Dear Parents

Dear Parents, hello!

How are you doing? Let’s talk for a minute. I know many of you are doing the best that you can and even shake your head at those parents who have shown time and again that they are too irresponsible to be parenting. Allow me to ask you this: what kind of parent are you? No, don’t answer as yet or think I’m being rude. I do have a point. Hear me out, please.

I’ve seen and heard of parents who talk about strict upbringing where their own parents/guardians were poor and how difficult life was for them. Usually, these parents themselves end up parenting on one side of the extreme. By this I mean that either they become the “always working” parents or the “count it” parents. Sure, there is a middle ground of parents who have found themselves building life on the balancing needle of the extremes, but right now they are not the focus.

So which parent are you? Are you the “always working” parent trying to ensure your children “will never have to” go through struggles like you did growing up? If so, are you also providing all their wants, in addition to their needs and doing everything for your children to the point where they have no home skills? What would they do on the day you have a cold and can hardly make it out of bed? Or do you still drag yourself out of bed sick and all to ensure a smooth running household? Could your children survive the day if you, for whatever reason, failed to wear your super-parent cape and rush in to the rescue? Is this you?

Well, if not, then are you the “count it” parent who cannot even give your child a present without informing him or her that it cost $2.99 (insert the value) at Walmart (insert store name)? You see, while you are counting it all up and thinking you’re teaching your child to value what he or she has, you may be fueling his or her wish to grow up and ensure that they never have to look too carefully at prices. There might also be the wish to work hard so that their child never has to endure what they went through or even to be like you.

You think I’m being too harsh? Don’t walk away. I’m not playing a blame game or just being a critic. I’m here asking you to think about what you are doing while you are here giving parenting your best. You see, one day your children will grow up and be adults themselves. Will they have to be dependent on others to wash, cook and clean for them because they don’t know the first thing about even boiling water because you always did everything for them? (Think on the fact that one day they may be parents too or spouses and will need to help in the house or teach these skills – that they never learned – to their children.) Or are your children going to have these home skills but be bitter towards you for not providing an enjoyable childhood with lots of opportunities?

Go ahead. Ask me if I’m even a parent. Do I need to be one to have this conversation with you? Does your dentist need to be a recipient of tooth fillings before he should be allowed to conduct this procedure on others? My point is that, what you are doing in the way you are parenting will not only affect your children but will impact those they have relationships with and their own brand of parenting also. You know how your experiences affected your life so stop a minute and think of the impact your side of the extreme will have on your children.

Signed,

A Concerned Observer

P.s., we can talk more about this if you’d like.

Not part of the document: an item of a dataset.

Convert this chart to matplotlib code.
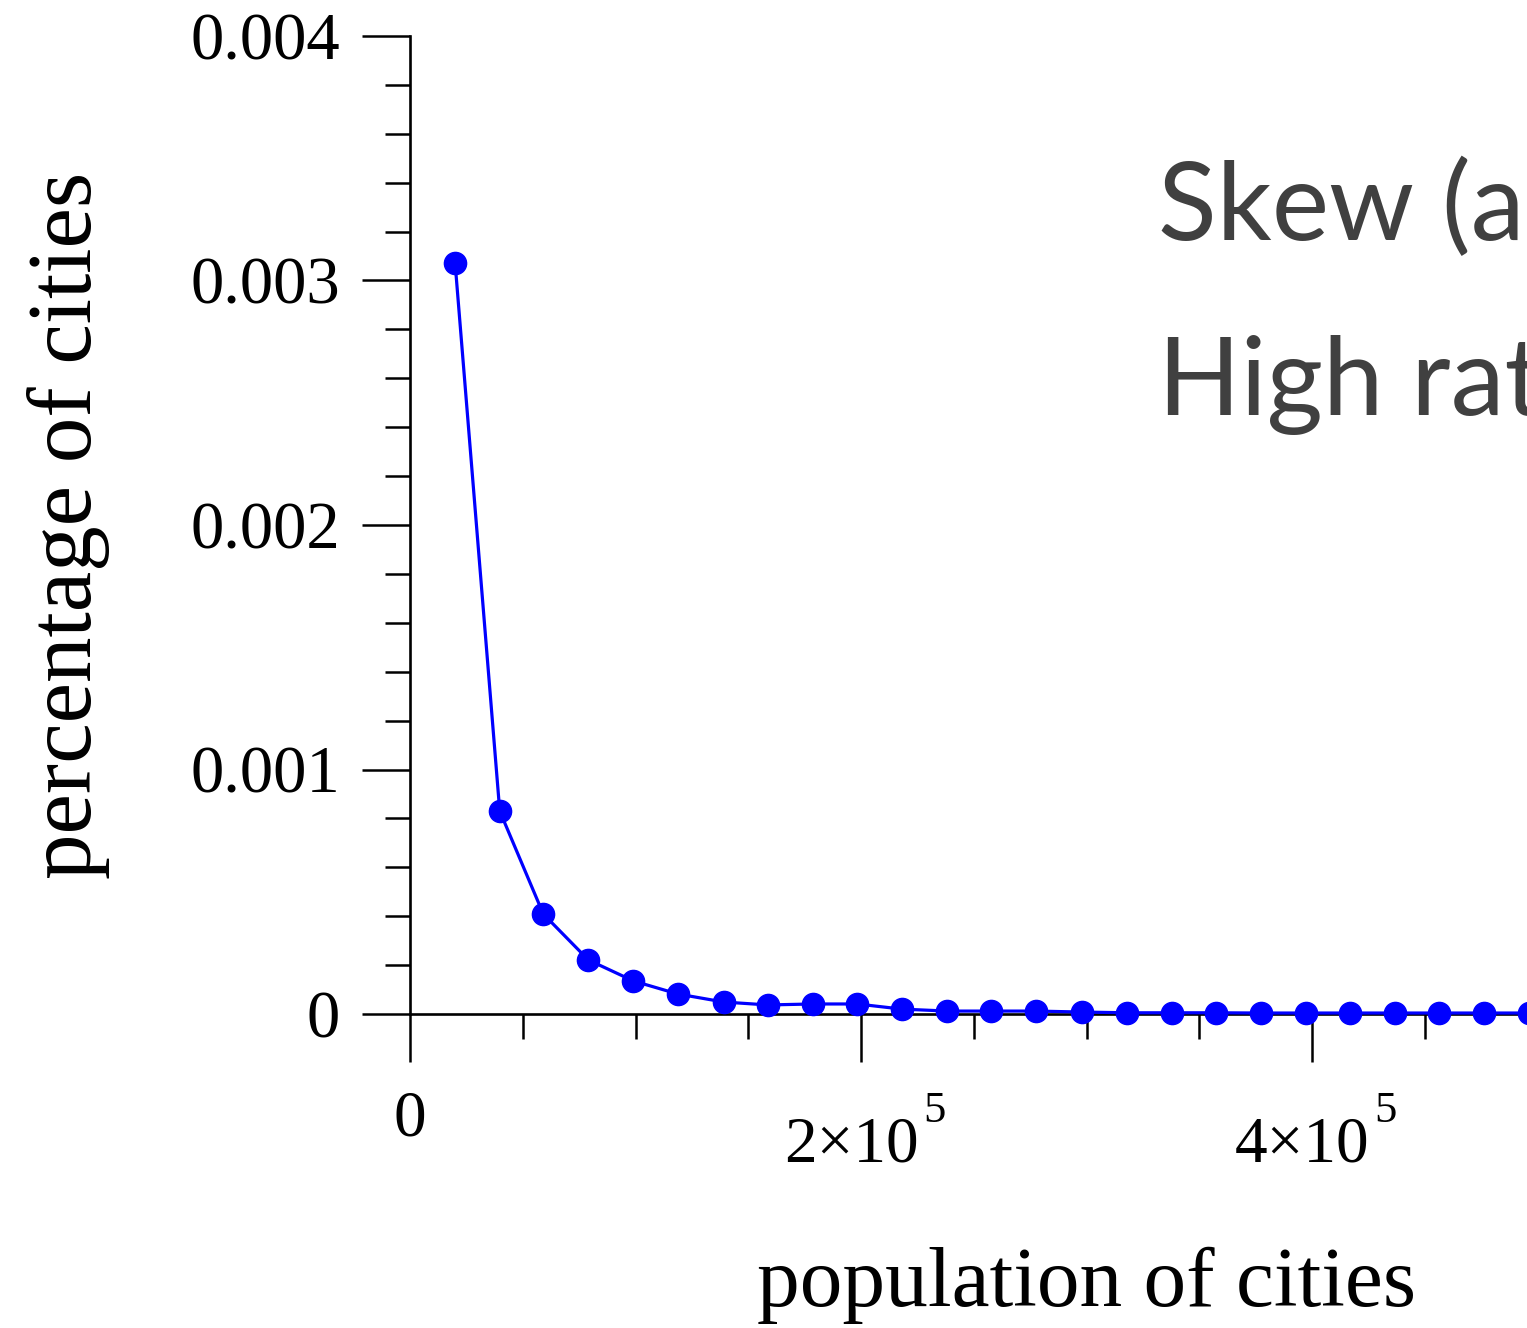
import numpy as np
import matplotlib
matplotlib.use("Agg")
import matplotlib.pyplot as plt
import matplotlib.transforms as mtransforms
from matplotlib.ticker import MultipleLocator, FixedLocator, FixedFormatter

# 都市人口の分布
population = [20000, 39800, 59100, 79100, 99100, 118700, 139100, 158700, 178700,
              198200, 218200, 238200, 257800, 277800, 297800, 317800, 337800,
              357300, 377300, 397300, 416900, 436900, 456400, 476400, 496400]
share = [0.003072, 0.000830, 0.000409, 0.000221, 0.000135, 0.000082, 0.000049,
         0.000037, 0.000041, 0.000041, 0.000020, 0.000012, 0.000012, 0.000012,
         0.000008, 0.000005, 0.000005, 0.000005, 0.000004, 0.000004, 0.000004,
         0.000004, 0.000004, 0.000004, 0.000004]

xticks = [0, 2e5, 4e5]
xtick_base = ["0", "2\u00d710", "4\u00d710"]
xtick_exp = ["", "5", "5"]
yticks = [0, 0.001, 0.002, 0.003, 0.004]
yticklabels = ["0", "0.001", "0.002", "0.003", "0.004"]

slide_lines = ["Skew (asymmetry)", "High ratio"]

plt.rcParams['font.family'] = ['Liberation Serif', 'DejaVu Serif']

W, H = 1527, 1328
fig = plt.figure(figsize=(W / 100, H / 100), dpi=100)
ax = fig.add_axes([410 / W, 1 - 1014 / H, (1763 - 410) / W, (1014 - 36) / H])

ax.plot(population, share, color='#0000ff', linewidth=2.3, marker='o',
        markersize=16, clip_on=False, zorder=3)

ax.set_xlim(0, 6e5)
ax.set_ylim(0, 0.004)

ax.spines['top'].set_visible(False)
ax.spines['right'].set_visible(False)
for s in ['left', 'bottom']:
    ax.spines[s].set_linewidth(1.9)

ax.xaxis.set_major_locator(FixedLocator(xticks))
ax.xaxis.set_minor_locator(MultipleLocator(5e4))
ax.yaxis.set_major_locator(FixedLocator(yticks))
ax.yaxis.set_major_formatter(FixedFormatter(yticklabels))
ax.yaxis.set_minor_locator(MultipleLocator(0.0002))

ax.tick_params(which='major', direction='out', length=34.5, width=1.8,
               labelsize=48, pad=16)
ax.tick_params(which='minor', direction='out', length=18, width=1.8)
ax.tick_params(axis='x', labelbottom=False)

# x軸ラベル (10^5 の指数を高めに置く)
xtrans = ax.get_xaxis_transform()
for xv, base, ex in zip(xticks, xtick_base, xtick_exp):
    if ex:
        t1 = mtransforms.offset_copy(xtrans, fig=fig, x=-10, y=-148, units='dots')
        ax.text(xv, 0, base, transform=t1, fontsize=47, ha='center', va='baseline')
        t2 = mtransforms.offset_copy(xtrans, fig=fig, x=62, y=-108, units='dots')
        ax.text(xv, 0, ex, transform=t2, fontsize=32, ha='left', va='baseline')
    else:
        t1 = mtransforms.offset_copy(xtrans, fig=fig, x=0, y=-121, units='dots')
        ax.text(xv, 0, base, transform=t1, fontsize=47, ha='center', va='baseline')

ax.set_xlabel("population of cities", fontsize=61.5)
ax.set_ylabel("percentage of cities", fontsize=65.5)
ax.xaxis.set_label_coords(0.5, -0.238)
ax.yaxis.set_label_coords(-0.222, 0.5)

# スライドの本文 (右端で切れている)
fig.text(1158 / W, 1 - 240 / H, slide_lines[0], fontsize=78, color='#404040',
         family=['Lato', 'DejaVu Sans'], va='baseline', ha='left')
fig.text(1158 / W, 1 - 415 / H, slide_lines[1], fontsize=78, color='#404040',
         family=['Lato', 'DejaVu Sans'], va='baseline', ha='left')

plt.savefig("out.png", dpi=100)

2 thoughts on “Dear Parents

    1. Thanks you for your comment. I tend to go off on some issues. This here is one. Just recently a young teenaged boy smiled at me and said he’d do his best to help his mother when he goes home. What was he taking about? I asked him to wash the dishes while we were cleaning up but he had not a clue what I meant so I helped him. I have no idea about his home situation so all I’ll say is that I’m learning that I need to bite my tongue and mind my expressions. He left determined and I left happy to have contributed this tiny bit to his growth.